Items listed in a dataset ->
-- start --

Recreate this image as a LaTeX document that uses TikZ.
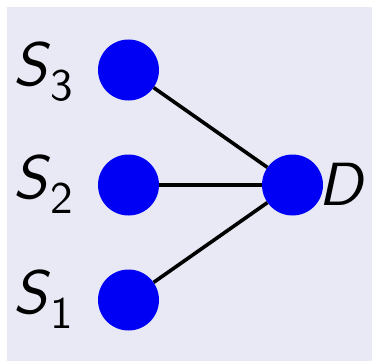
\documentclass[tikz,border=0pt]{standalone}
\usepackage{fontspec}
\setsansfont{lmsans10-regular.otf}[ItalicFont=lmsans10-oblique.otf]
\definecolor{bgc}{RGB}{232,233,245}
\definecolor{dotblue}{RGB}{0,0,245}
\tikzset{
  dot/.style={circle, fill=dotblue, minimum size=61pt, inner sep=0pt, draw=none},
  link/.style={line width=3.6pt, black},
  lbl/.style={anchor=base west, inner sep=0pt, font=\fontsize{61}{64}\selectfont\sffamily}
}
\newcommand{\mysub}[1]{\kern3pt\raisebox{-15pt}{\fontsize{45}{46}\selectfont\upshape #1}}
\begin{document}
\begin{tikzpicture}[x=1pt,y=-1pt]
\useasboundingbox (0,0) rectangle (372,361);
\fill[bgc] (7,7) rectangle (372,361);
\node[dot] (s3) at (128.5,70) {};
\node[dot] (s2) at (128.5,185) {};
\node[dot] (s1) at (128.5,300) {};
\node[dot] (d) at (292.5,185) {};
\draw[link] (s3) -- (d);
\draw[link] (s2) -- (d);
\draw[link] (s1) -- (d);
\node[lbl] (l3) at (13,85) {\itshape S\mysub{3}};
\node[lbl] (l2) at (13,198) {\itshape S\mysub{2}};
\node[lbl] (l1) at (13,313) {\itshape S\mysub{1}};
\node[lbl] (ld) at (318,205) {\itshape D};
\end{tikzpicture}
\end{document}
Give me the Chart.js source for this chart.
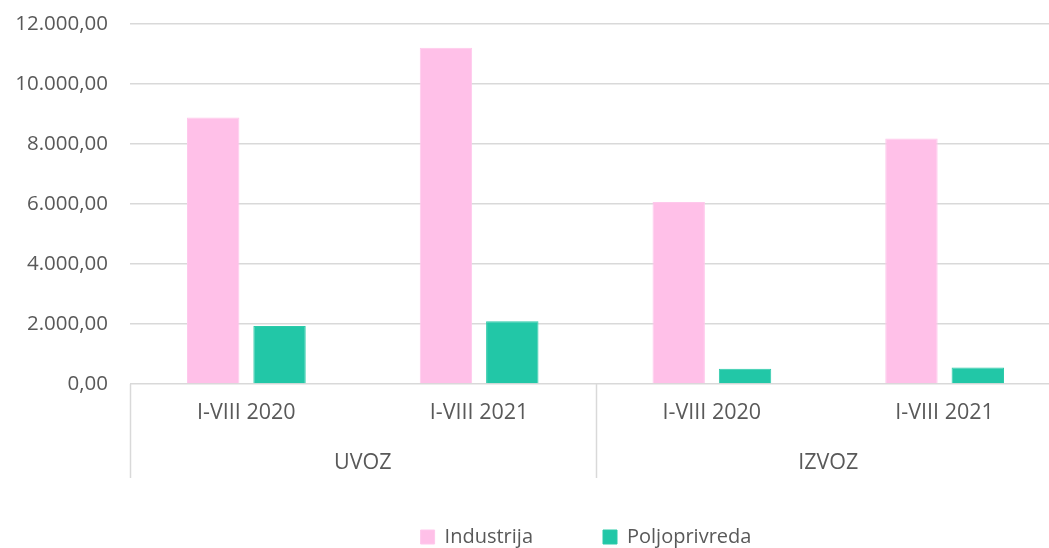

-- end --

Exclude the pictures, and transcribe all of the material exactly.

Recreate this image as a LaTeX document that uses TikZ.
\documentclass[tikz,border=0pt]{standalone}
\usepackage{fontspec}
\setsansfont{lmsans10-regular.otf}[ItalicFont=lmsans10-oblique.otf]
\definecolor{bgc}{RGB}{232,233,245}
\definecolor{dotblue}{RGB}{0,0,245}
\tikzset{
  dot/.style={circle, fill=dotblue, minimum size=61pt, inner sep=0pt, draw=none},
  link/.style={line width=3.6pt, black},
  lbl/.style={anchor=base west, inner sep=0pt, font=\fontsize{61}{64}\selectfont\sffamily}
}
\newcommand{\mysub}[1]{\kern3pt\raisebox{-15pt}{\fontsize{45}{46}\selectfont\upshape #1}}
\begin{document}
\begin{tikzpicture}[x=1pt,y=-1pt]
\useasboundingbox (0,0) rectangle (372,361);
\fill[bgc] (7,7) rectangle (372,361);
\node[dot] (s3) at (128.5,70) {};
\node[dot] (s2) at (128.5,185) {};
\node[dot] (s1) at (128.5,300) {};
\node[dot] (d) at (292.5,185) {};
\draw[link] (s3) -- (d);
\draw[link] (s2) -- (d);
\draw[link] (s1) -- (d);
\node[lbl] (l3) at (13,85) {\itshape S\mysub{3}};
\node[lbl] (l2) at (13,198) {\itshape S\mysub{2}};
\node[lbl] (l1) at (13,313) {\itshape S\mysub{1}};
\node[lbl] (ld) at (318,205) {\itshape D};
\end{tikzpicture}
\end{document}
Give me the Chart.js source for this chart.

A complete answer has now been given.